Just within this week, I have attended three separate commencement exercises. Just within this week, many of my friends have went home already while some have travelled far going to places they have never been before. The next days would mean a new start. For students, summer vacation is really one of the most awaited time of the year. I could still remember my classmates beginning to have their countdown as early as February anticipating for that day when they they could scream their ’summer is here!’
Summer reminds me of so many past experiences one of which was when I was lost because I rode the wrong jeepney. I found my way home but I was changed with what I saw while our trip was going on. When I saw a kid, perhaps eight or nine-year old helping his father clearing-up the sugarcane plantation under the blazing sun, I was transformed into a different person. When my eyes glanced towards the direction of a bare-footed mother carrying a baby and a sack of their belongings, I bowed down my head in the thought that they haven’t stopped walking even at once. We were both lost but there’s a big difference. I know I am leading to somewhere. I only have to find it again while she may not even know where she and her baby were going at all.
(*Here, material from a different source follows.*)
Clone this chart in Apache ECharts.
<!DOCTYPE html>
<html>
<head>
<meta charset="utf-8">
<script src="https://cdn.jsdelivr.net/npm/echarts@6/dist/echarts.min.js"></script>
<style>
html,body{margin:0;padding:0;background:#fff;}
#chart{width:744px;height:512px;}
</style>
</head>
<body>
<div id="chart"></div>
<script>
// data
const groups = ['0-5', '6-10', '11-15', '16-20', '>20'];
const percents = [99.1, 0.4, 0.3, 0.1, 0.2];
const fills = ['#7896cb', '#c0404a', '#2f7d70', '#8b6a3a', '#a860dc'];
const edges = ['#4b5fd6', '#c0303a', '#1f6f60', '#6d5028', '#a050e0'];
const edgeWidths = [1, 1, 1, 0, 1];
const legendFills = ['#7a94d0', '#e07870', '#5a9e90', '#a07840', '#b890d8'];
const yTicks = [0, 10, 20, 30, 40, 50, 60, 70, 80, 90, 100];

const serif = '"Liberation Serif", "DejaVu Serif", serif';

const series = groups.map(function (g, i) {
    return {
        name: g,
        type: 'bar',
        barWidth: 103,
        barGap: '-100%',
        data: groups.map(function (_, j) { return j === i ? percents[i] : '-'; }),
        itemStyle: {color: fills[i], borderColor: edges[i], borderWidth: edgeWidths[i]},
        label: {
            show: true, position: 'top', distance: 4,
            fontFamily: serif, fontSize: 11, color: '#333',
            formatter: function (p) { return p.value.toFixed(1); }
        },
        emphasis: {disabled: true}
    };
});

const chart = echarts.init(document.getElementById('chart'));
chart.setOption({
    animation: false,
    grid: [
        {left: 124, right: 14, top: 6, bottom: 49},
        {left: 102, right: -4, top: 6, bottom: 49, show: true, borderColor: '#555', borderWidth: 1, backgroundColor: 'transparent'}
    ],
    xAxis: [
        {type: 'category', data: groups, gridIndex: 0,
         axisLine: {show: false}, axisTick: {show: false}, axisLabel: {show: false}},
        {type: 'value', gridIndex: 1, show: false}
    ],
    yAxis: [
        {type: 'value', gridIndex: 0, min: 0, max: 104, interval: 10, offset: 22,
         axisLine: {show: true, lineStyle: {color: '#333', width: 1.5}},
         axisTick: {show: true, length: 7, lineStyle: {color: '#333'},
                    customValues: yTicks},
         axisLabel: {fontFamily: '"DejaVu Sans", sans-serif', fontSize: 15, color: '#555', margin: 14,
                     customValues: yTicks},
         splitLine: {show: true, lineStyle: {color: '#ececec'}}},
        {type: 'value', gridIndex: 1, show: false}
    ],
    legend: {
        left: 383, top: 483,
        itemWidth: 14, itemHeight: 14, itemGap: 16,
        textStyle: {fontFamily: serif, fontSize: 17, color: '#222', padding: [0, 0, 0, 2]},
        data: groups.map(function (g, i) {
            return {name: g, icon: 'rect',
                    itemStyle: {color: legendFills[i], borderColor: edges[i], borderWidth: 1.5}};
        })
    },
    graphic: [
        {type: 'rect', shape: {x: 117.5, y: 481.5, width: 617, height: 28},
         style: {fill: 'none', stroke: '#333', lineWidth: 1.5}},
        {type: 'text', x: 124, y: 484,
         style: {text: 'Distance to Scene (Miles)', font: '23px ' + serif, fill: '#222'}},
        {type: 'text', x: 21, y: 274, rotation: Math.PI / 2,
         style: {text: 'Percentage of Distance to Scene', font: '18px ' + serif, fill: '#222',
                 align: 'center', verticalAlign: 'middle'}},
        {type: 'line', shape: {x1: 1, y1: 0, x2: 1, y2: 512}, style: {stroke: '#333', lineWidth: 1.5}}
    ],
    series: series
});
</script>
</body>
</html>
The ride continued only to bring me more tragedy. In the intercession, there was traffic and a man screaming at the top of his voice as if he got all the authority. He was driving a van. Next to the van was a trisikad and an old man, which appears to be more than 65. I don’t know what the whole story was, but upon seeing the worried face of the old man picking up the scattered grains of uncooked rice in the high-way with his calloused hands, the thin plastic bag torn apart, the sympathetic atmosphere created by the passengers like me, the irritated look of the man in the van who seems to be in a hurry and the series of the deafening sound of horns from the lined-up vehicles, I don’t need to witness everything in the scene. It was enough. I examined the old man and heard him whisper in dialect, “Now, my grandchildren had nothing to eat. Tonight will be just another night that they should sleep early to escape the call of their stomachs.” In my mind, it wasn’t fair…Then I opened my pocket and asked myself how much it cost now to buy a kilo of rice and I realized it wasn’t enough. And so I cried. And the jeepney went on.My fellow passengers expressed their emotions too…As the road way back gets clearer and clearer, my thoughts go with it, too. What if it’s summer and it rained? Will it still be summer? My one ride in that wrong jeepney revealed to me some of the sad realities in life…
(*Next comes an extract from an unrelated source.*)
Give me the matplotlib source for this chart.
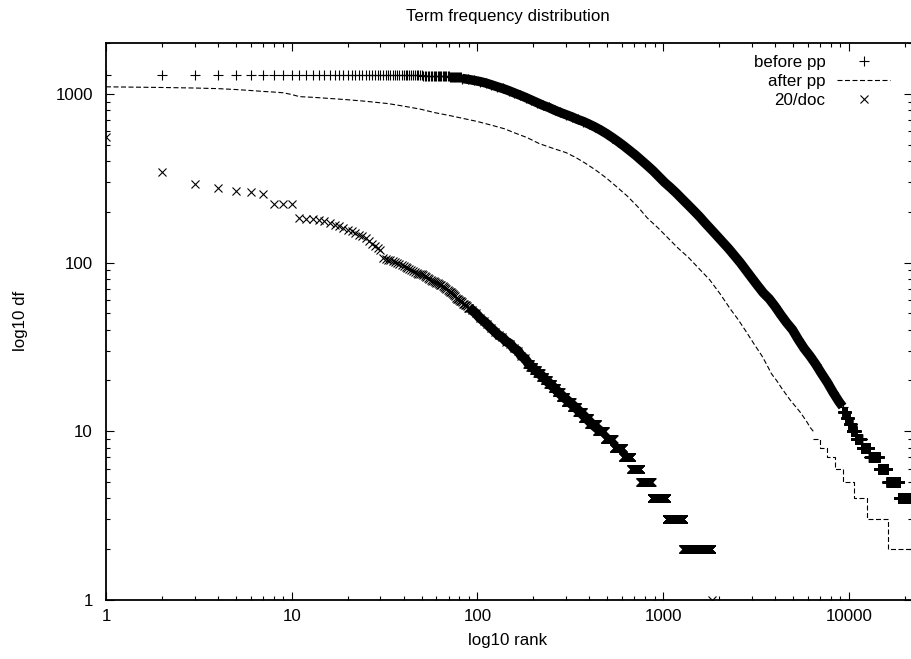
import matplotlib
matplotlib.use('Agg')
from matplotlib import pyplot as plt
from matplotlib.ticker import FixedLocator, LogLocator, NullFormatter

plt.rcParams['font.family'] = ['Liberation Sans', 'DejaVu Sans']
plt.rcParams['lines.scale_dashes'] = False

# before pp: single ranks (every rank drawn separately)
before_rank = list(range(1, 83))
before_df = [1298] * 40 + [1292] * 10 + [1282] * 10 + [1268] * 10 + [1250] * 12
# before pp: dense part, where the markers merge into a band
before_band_rank = [83, 89, 96, 103, 111, 119, 128, 137, 147, 158, 170, 182, 195, 210, 225,
                    242, 260, 279, 300, 322, 346, 372, 400, 430, 462, 496, 533, 573, 616,
                    662, 711, 764, 821, 882, 948, 1019, 1095, 1177, 1265, 1359, 1461, 1570,
                    1687, 1813, 1948, 2093, 2250, 2418, 2598, 2792, 3000, 3224, 3465, 3723,
                    4001, 4300, 4621, 4966, 5337, 5735, 6163, 6623, 7118, 7649, 8220, 8834,
                    9250]
before_band_df = [1232, 1218, 1200, 1182, 1158, 1130, 1100, 1075, 1045, 1012, 980, 950,
                  918, 885, 855, 830, 800, 775, 752, 730, 705, 685, 660, 635, 608, 580,
                  550, 520, 490, 460, 432, 403, 376, 350, 323, 298, 278, 258, 238, 220,
                  203, 187, 171, 157, 144, 132, 121, 110, 100, 90, 81, 73, 66, 61, 55, 49,
                  44, 40, 35, 31, 28, 25, 22, 19.5, 17, 15, 14]
# before pp: low df runs (df, first rank, last rank)
before_run_df = [13, 12, 11, 10, 9, 8, 7, 6, 5, 4]
before_run_first = [9300, 9650, 10000, 10350, 10900, 11700, 12900, 14500, 16100, 18600]
before_run_last = [9649, 9999, 10349, 10899, 11699, 12899, 14499, 16099, 18599, 21500]

# after pp
after_rank = [1, 2, 3, 4, 5, 6, 7, 8, 9, 10, 11, 13, 15, 20, 25, 33, 40, 49, 59, 70, 82,
              100, 120, 140, 157, 185, 215, 255, 300, 340, 382, 435, 494, 560, 640, 730,
              820, 940, 1060, 1200, 1370, 1560, 1780, 2030, 2300, 2530, 2770, 3080, 3400,
              3600, 3830, 4080, 4360, 4810, 5460, 5900, 6200, 6430]
after_df = [1100, 1090, 1082, 1073, 1060, 1046, 1033, 1024, 1014, 990, 962, 953, 943, 922,
            903, 875, 845, 812, 773, 745, 718, 685, 650, 620, 589, 550, 507, 475, 448, 418,
            387, 352, 317, 282, 248, 214, 184, 160, 140, 122, 107, 92, 79, 65, 53, 46, 39.6,
            33, 28, 25, 21.9, 20, 17.9, 15.4, 13, 11.5, 10.5, 10]
after_step_rank = [6430, 6980, 7620, 8410, 9290, 10640, 12500, 16220, 22000]
after_step_df = [9, 8, 7, 6, 5, 4, 3, 2, 2]

# 20/doc: single ranks
doc_rank = list(range(1, 91))
doc_df = [551, 345, 292, 276, 267, 261, 256, 222, 222, 222,
          183, 182, 181, 178, 176, 172, 168, 164, 160, 156,
          153, 150, 146, 143, 139, 134, 129, 125, 122, 119,
          107, 105, 104, 103, 102, 101, 100, 98, 97, 96,
          94, 93, 91, 90, 89, 88, 87, 86, 85, 85,
          84, 83, 82, 81, 80, 79, 78, 78, 77, 76,
          76, 75, 74, 74, 73, 72, 71, 70, 69, 68,
          67, 67, 66, 65, 64, 63, 62, 61, 61, 60,
          59, 59, 58, 57, 57, 56, 56, 55, 54, 54]
# 20/doc: dense band
doc_band_rank = [90, 94, 98, 103, 108, 113, 118, 124, 130, 136, 143, 150, 157, 165, 172,
                 180, 189, 197, 205, 215, 225, 235, 247, 260, 273, 290, 310, 333, 357, 384,
                 415, 460]
doc_band_df = [54, 52, 50, 47, 45, 43, 41, 39, 37, 36, 34, 33, 31, 30, 28, 27, 25, 24, 23,
               22, 21, 20, 19, 18, 17, 16, 15, 14, 13, 12, 11, 10]
# 20/doc: low df runs (df, first rank, last rank)
doc_run_df = [25, 24, 23, 22, 21, 20, 19, 18, 17, 16, 15, 14, 13, 12, 11, 10, 9, 8, 7, 6,
              5, 4, 3, 2, 1]
doc_run_first = [185, 193, 201, 210, 220, 230, 241, 254, 267, 281, 298, 322, 345, 370, 400,
                 441, 486, 542, 608, 673, 753, 867, 1043, 1284, 1830]
doc_run_last = [192, 200, 209, 219, 229, 240, 253, 266, 280, 297, 321, 344, 369, 399, 440,
                485, 541, 607, 672, 752, 866, 1042, 1283, 1815, 1830]

before_all_rank = before_rank + before_band_rank
before_all_df = before_df + before_band_df
for d, a, b in zip(before_run_df, before_run_first, before_run_last):
    before_all_rank = before_all_rank + list(range(a, b + 1))
    before_all_df = before_all_df + [d] * (b + 1 - a)

doc_all_rank = doc_rank + doc_band_rank
doc_all_df = doc_df + doc_band_df
for d, a, b in zip(doc_run_df, doc_run_first, doc_run_last):
    doc_all_rank = doc_all_rank + list(range(a, b + 1))
    doc_all_df = doc_all_df + [d] * (b + 1 - a)

x_ticks = [1, 10, 100, 1000, 10000]
y_ticks = [1, 10, 100, 1000]

W, H = 911, 659
fig = plt.figure(figsize=(W / 100, H / 100), dpi=100)
ax = fig.add_axes([106 / W, 59 / H, 806.5 / W, 557 / H])

# overlapping markers of the dense parts form solid bands
ax.plot(before_band_rank, before_band_df, color='k', lw=6.8, solid_capstyle='butt')
ax.plot(doc_band_rank, doc_band_df, color='k', lw=7.0, solid_capstyle='butt')

ax.plot(before_all_rank, before_all_df, ls='none', marker='+', ms=6.5, mew=0.8, color='k',
        label='before pp')
ax.plot(after_rank, after_df, color='k', lw=0.8, dashes=(3.6, 1.8), label='after pp')
ax.plot(after_step_rank, after_step_df, color='k', lw=0.8, dashes=(3.6, 1.8),
        drawstyle='steps-post')
ax.plot(doc_all_rank, doc_all_df, ls='none', marker='x', ms=5.5, mew=0.8, color='k',
        label='20/doc')

ax.set_xscale('log')
ax.set_yscale('log')
ax.set_xlim(1, 22000)
ax.set_ylim(1, 2000)
ax.xaxis.set_major_locator(FixedLocator(x_ticks))
ax.set_xticklabels([str(t) for t in x_ticks])
ax.yaxis.set_major_locator(FixedLocator(y_ticks))
ax.set_yticklabels([str(t) for t in y_ticks])
ax.xaxis.set_minor_locator(LogLocator(base=10, subs=range(2, 10)))
ax.yaxis.set_minor_locator(LogLocator(base=10, subs=range(2, 10)))
ax.xaxis.set_minor_formatter(NullFormatter())
ax.yaxis.set_minor_formatter(NullFormatter())
ax.tick_params(which='both', direction='in', top=True, right=True, width=0.8,
               labelsize=12.2, color='k')
ax.tick_params(which='major', length=5.5)
ax.tick_params(which='minor', length=3)
ax.tick_params(axis='x', pad=6.5)
ax.tick_params(axis='y', pad=9.5)
for s in ax.spines.values():
    s.set_linewidth(1.3)

fig.text(508 / W, 1 - 16 / H, 'Term frequency distribution', ha='center', va='center',
         fontsize=12.2)
fig.text(508 / W, 1 - 640 / H, 'log10 rank', ha='center', va='center', fontsize=12.2)
fig.text(21 / W, 1 - 321 / H, 'log10 df', ha='center', va='center', rotation=90,
         fontsize=12.2)

ax.legend(loc='upper right', bbox_to_anchor=((890 - 106) / 806.5, (600 - 55) / 557),
          frameon=False, markerfirst=False, fontsize=12.2, handlelength=3.1,
          handletextpad=0.7, labelspacing=0.24, borderpad=0, borderaxespad=0)

fig.savefig('out.png', dpi=100)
Now, it’s summer. It’s a time when kids living in farms and mountains would spend extra time under the rain or sun helping their father. It’s a time when a person who has been busy for a long time can pose for a while to get life and drop by in the church. It’s a time for students to prepare themselves for another journey to begin or for some face the consequences of not attending their classes before. It’s a time to showcase the creativity of Filipinos when it comes to summer businesses and fashionable summer accessories…It’s my time to be useful just like any other seasons of our lifetime. It’s time to evaluate and to learn practically. Summer, summer, summer. Thank God for Summer!
Summer does not mean it won’t rain but still, summer makes us thirst for something, and perhaps, someone too…
This summer vacation, may we not forget the value of spending time with our family and above all with God despite so many choices and alternatives this world presents before us. May we all experience justice and love. May we all find wonderful moments to reflect and contemplate too so that we will grow and enjoy more…If we have started spending our summer productively, then individually, we will be knowing what others have done. I would then know what you did last summer…
Have a great summer vacation! God Bless us all…
(Above's post was first posted on April 23, 2009 with the title, 'I Know What You Did Last Summer' in my Friendster Blog, "Going Home to My Heart".)